Assim, arrisco a dizer que Light Novels são, a grosso modo, romances para Jovens Adultos. Elas têm, como já dito, ilustrações e tendem a ser fortemente influenciadas pela estética do mangá japonês. A maioria das light novels nascem como ficções serializadas, publicadas no formato editorial bunkobon, um formato um pouco menor do que os livros de bolso que vemos em livrarias e, só depois de relativo sucesso, são publicados em forma de livro.

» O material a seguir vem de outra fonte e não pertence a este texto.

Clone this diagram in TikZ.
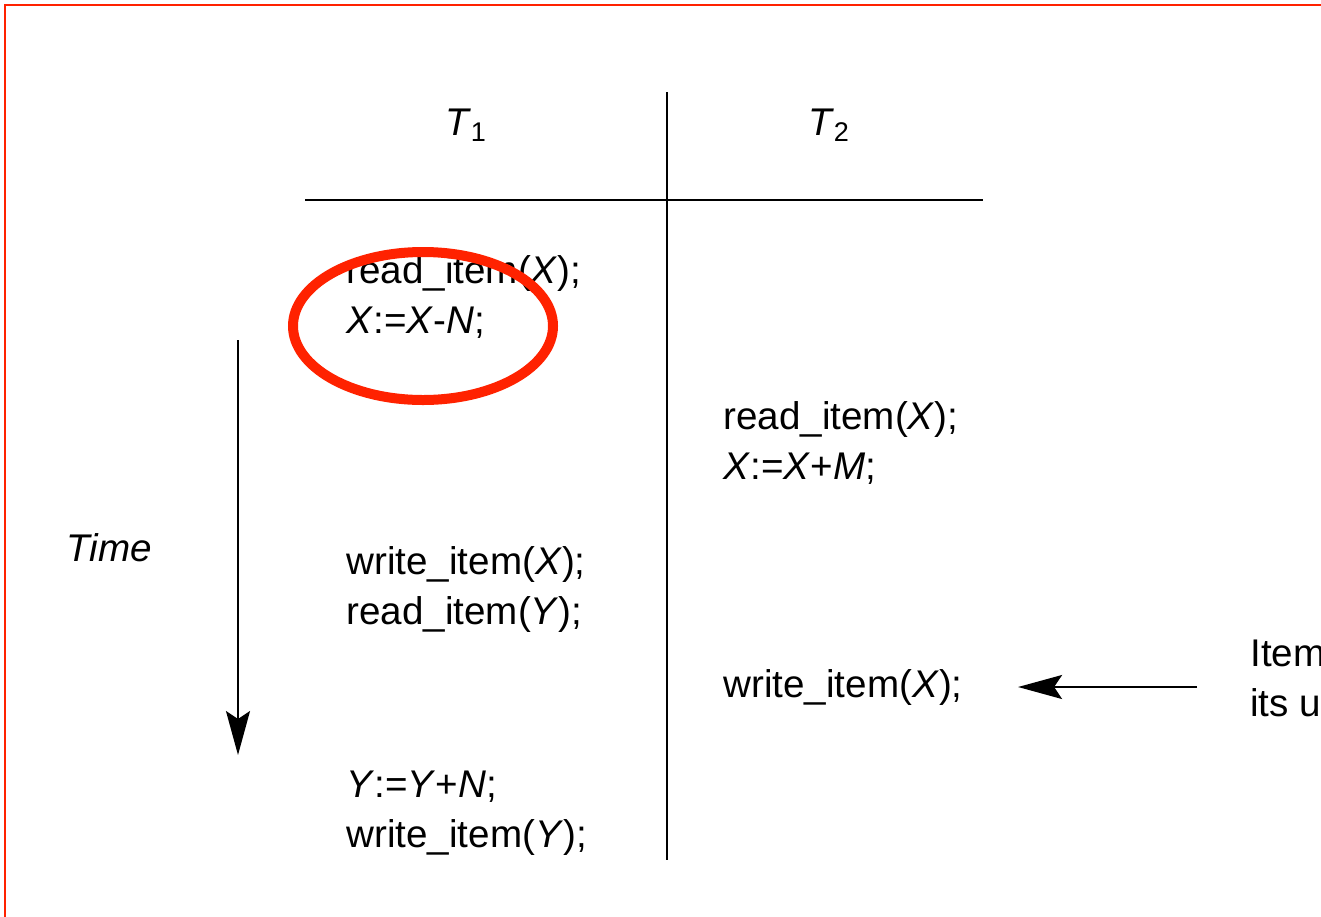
\documentclass[tikz,border=0pt]{standalone}
\usepackage{fontspec}
\setmainfont{Liberation Sans}
\usepackage{xcolor}
\usepackage{tikz}
\usetikzlibrary{positioning,arrows.meta}
\newcommand{\vr}[1]{\textit{#1}}
\definecolor{hilite}{RGB}{255,34,0}

\begin{document}
\begin{tikzpicture}[
  x=0.5pt,y=-0.5pt,
  font=\fontsize{19.3}{25}\selectfont,
  op/.style={anchor=west,align=left,inner sep=0pt},
  hd/.style={inner sep=0pt},
  rule/.style={line width=0.8pt},
  >={Stealth[length=22pt,width=12pt,inset=4pt]}
]
\useasboundingbox (0,0) rectangle (1321,916);
\draw[hilite,line width=1pt] (4.5,930) -- (4.5,5) -- (1330,5);

\node[hd] (t1) at (466,125) {\vr{T}\textsubscript{1}};
\node[hd] (t2) at (829,125) {\vr{T}\textsubscript{2}};
\draw[rule] (305,200) -- (983,200);
\draw[rule] (667,92) -- (667,860);

\node[op] (a1) at (346,297) {read\_item(\vr{X});\\\vr{X}:=\vr{X}-\vr{N};};
\node[op] (a2) at (346,589) {write\_item(\vr{X});\\read\_item(\vr{Y});};
\node[op] (a3) at (346,813) {\vr{Y}:=\vr{Y}+\vr{N};\\write\_item(\vr{Y});};
\node[op] (b1) at (723,443) {read\_item(\vr{X});\\\vr{X}:=\vr{X}+\vr{M};};
\node[op] (b2) at (723,687) {write\_item(\vr{X});};

\node[hd] (time) at (109,548) {\vr{Time}};
\coordinate (ts) at (238,340);
\coordinate (te) at (238,755);
\draw[->,line width=1pt] (ts) -- (te);

\node[op] (lost) at (1250,682) {Item\\its up};
\draw[->,line width=1pt,shorten <=26.5pt,shorten >=27.5pt] (lost.west |- b2.east) -- (b2.east);

% lost update marked
\draw[hilite,line width=5pt] (423,326) ellipse [x radius=130,y radius=74];
\end{tikzpicture}
\end{document}
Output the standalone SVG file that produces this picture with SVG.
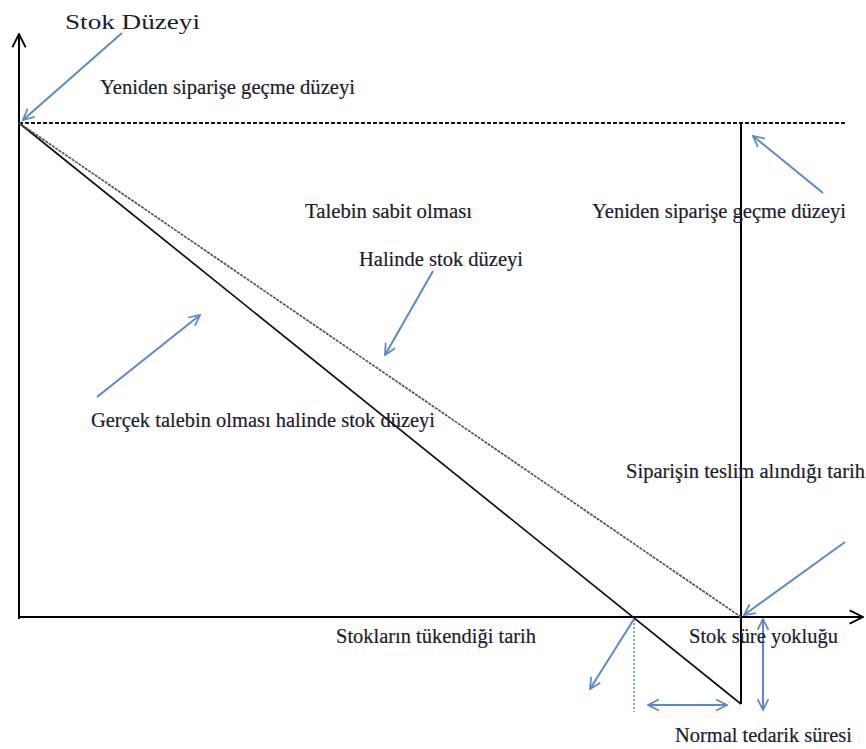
<svg xmlns="http://www.w3.org/2000/svg" width="866" height="749" viewBox="0 0 866 749">
<defs>
<marker id="ba" viewBox="0 0 12 12" refX="11" refY="6" markerWidth="13" markerHeight="13" markerUnits="userSpaceOnUse" orient="auto-start-reverse">
<path d="M1,1 L11,6 L1,11" fill="none" stroke="#5b89c9" stroke-width="1.6"/>
</marker>
<marker id="ka" viewBox="0 0 12 12" refX="11" refY="6" markerWidth="16" markerHeight="16" markerUnits="userSpaceOnUse" orient="auto">
<path d="M1,1 L11,6 L1,11" fill="none" stroke="#000" stroke-width="1.4"/>
</marker>
</defs>
<style>
text{font-family:"Liberation Serif","Times New Roman",serif;fill:#1c1c30;font-size:20px;stroke:#1c1c30;stroke-width:0.2}
text.title{stroke:none}
.blue{stroke:#5b89c9;stroke-width:2;fill:none}
.ax{stroke:#000;stroke-width:2;fill:none}
</style>
<rect width="866" height="749" fill="#fff"/>
<g id="axes">
<line class="ax" x1="19" y1="619" x2="19" y2="34" marker-end="url(#ka)"/>
<line class="ax" x1="19" y1="617" x2="863" y2="617" marker-end="url(#ka)"/>
</g>
<g id="reorder-line">
<line x1="19" y1="123" x2="846" y2="123" stroke="#111" stroke-width="2" stroke-dasharray="4,2"/>
<line x1="741" y1="123" x2="741" y2="704" stroke="#000" stroke-width="2"/>
</g>
<g id="demand-lines">
<line x1="19" y1="123" x2="741" y2="704" stroke="#111" stroke-width="1.7"/>
<line x1="19" y1="123" x2="741" y2="617" stroke="#555" stroke-width="1.7" stroke-dasharray="3,1"/>
<line x1="634" y1="619" x2="634" y2="712" stroke="#5b89c9" stroke-width="1.5" stroke-dasharray="2,2"/>
</g>
<g id="connectors">
<line class="blue" x1="122" y1="33" x2="23" y2="120" marker-end="url(#ba)"/>
<line class="blue" x1="97" y1="397" x2="200" y2="315" marker-end="url(#ba)"/>
<line class="blue" x1="433" y1="271" x2="385" y2="355" marker-end="url(#ba)"/>
<line class="blue" x1="823" y1="193" x2="753" y2="136" marker-end="url(#ba)"/>
<line class="blue" x1="845" y1="542" x2="744" y2="615" marker-end="url(#ba)"/>
<line class="blue" x1="634" y1="619" x2="590" y2="689" marker-end="url(#ba)"/>
<line class="blue" x1="648" y1="705" x2="727" y2="705" marker-start="url(#ba)" marker-end="url(#ba)"/>
<line class="blue" x1="763" y1="619" x2="763" y2="710" marker-start="url(#ba)" marker-end="url(#ba)"/>
</g>
<g id="labels">
<text class="title" x="65" y="29" font-size="28" textLength="135" lengthAdjust="spacingAndGlyphs">Stok Düzeyi</text>
<text x="100" y="94" textLength="255" lengthAdjust="spacingAndGlyphs">Yeniden siparişe geçme düzeyi</text>
<text x="305" y="218" textLength="167" lengthAdjust="spacingAndGlyphs">Talebin sabit olması</text>
<text x="592" y="218" textLength="254" lengthAdjust="spacingAndGlyphs">Yeniden siparişe geçme düzeyi</text>
<text x="359" y="266" textLength="164" lengthAdjust="spacingAndGlyphs">Halinde stok düzeyi</text>
<text x="91" y="427" textLength="344" lengthAdjust="spacingAndGlyphs">Gerçek talebin olması halinde stok düzeyi</text>
<text x="626" y="478" textLength="239" lengthAdjust="spacingAndGlyphs">Siparişin teslim alındığı tarih</text>
<text x="336" y="643" textLength="200" lengthAdjust="spacingAndGlyphs">Stokların tükendiği tarih</text>
<text x="689" y="643" textLength="149" lengthAdjust="spacingAndGlyphs">Stok süre yokluğu</text>
<text x="675" y="742" textLength="177" lengthAdjust="spacingAndGlyphs">Normal tedarik süresi</text>
</g>
</svg>
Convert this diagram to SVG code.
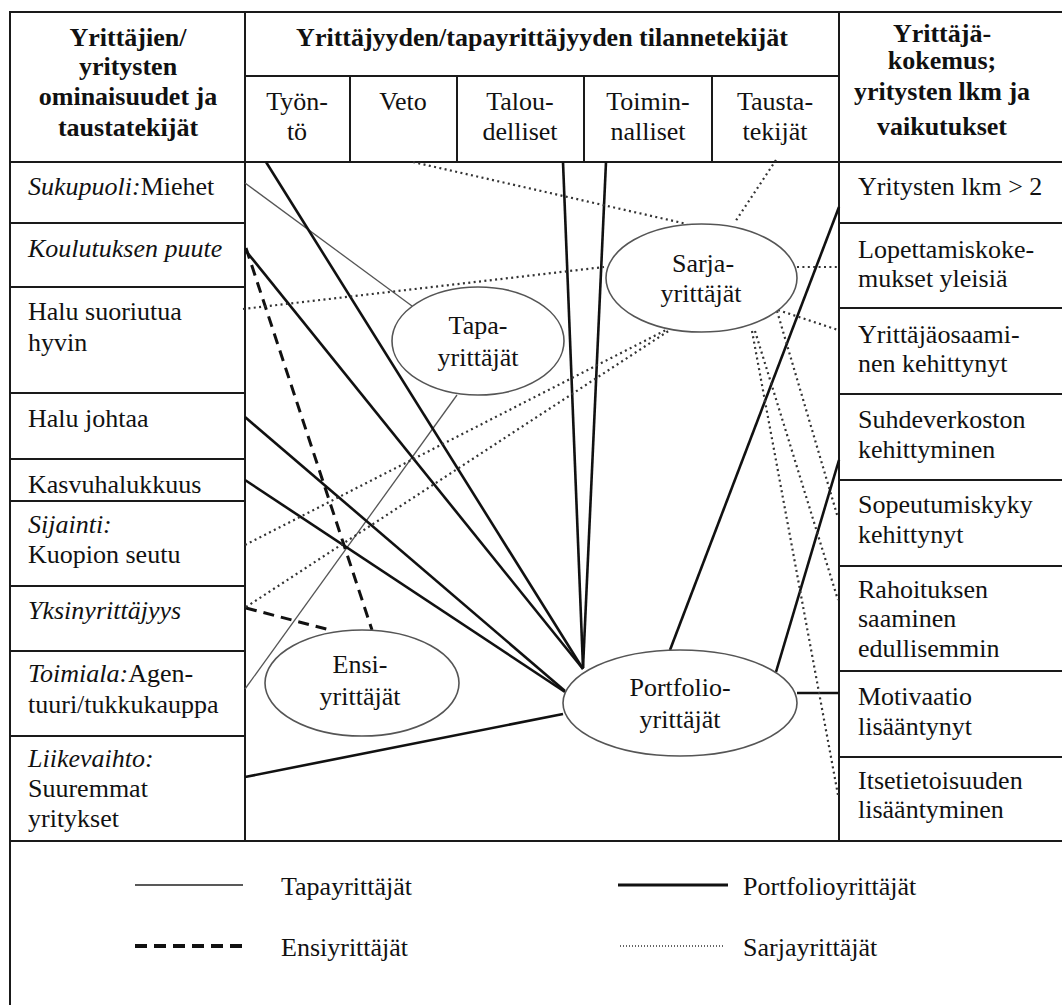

Um número crescente delas, também são desenvolvidas com o pensamento de dialogarem com outras mídias, num tie-ins de adaptações em mangás e versões animadas. Com texto ágil, elas são divertidas, leituras rápidas e, nesse ponto, eu acredito que as possamos chamar de "romances rápidos". Sua escrita tem um imediatismo vibrante. O que as torna muito mais acessíveis a um público menos experiente com literatura, do que a linguagem formal usada na maioria das ficções mainstream, principalmente a japonesa. Com frequência, as histórias são movidas por diálogos imersivos. Isto permite que a história flua rapidamente ao leitor, renovando sempre o interesse, permitindo que o leitor vire as páginas a uma velocidade cada vez maior.

Perceba que light novels não são criadas para serem turning pages, como os best-sellers ocidentais que sugam o público com a experiência de leitura, mas sim catching pages, ou seja, livros que priorizam a captura do interesse ao ler por meio de um elemento cativante. Junto com uma confiança no ritmo dos diálogos, light novels também têm desenvolvido seu próprio estilo literário. Rajadas curtas de texto, efeitos sonoros no melhor estilo mangá/quadrinhos e uma utilização, sem vergonha alguma de elipses narrativas, dão a esta literatura uma forma de ler única.

Assim, funciona como um estilo literário democrático. Apreciado por muitos, e desprezado igualmente por outros.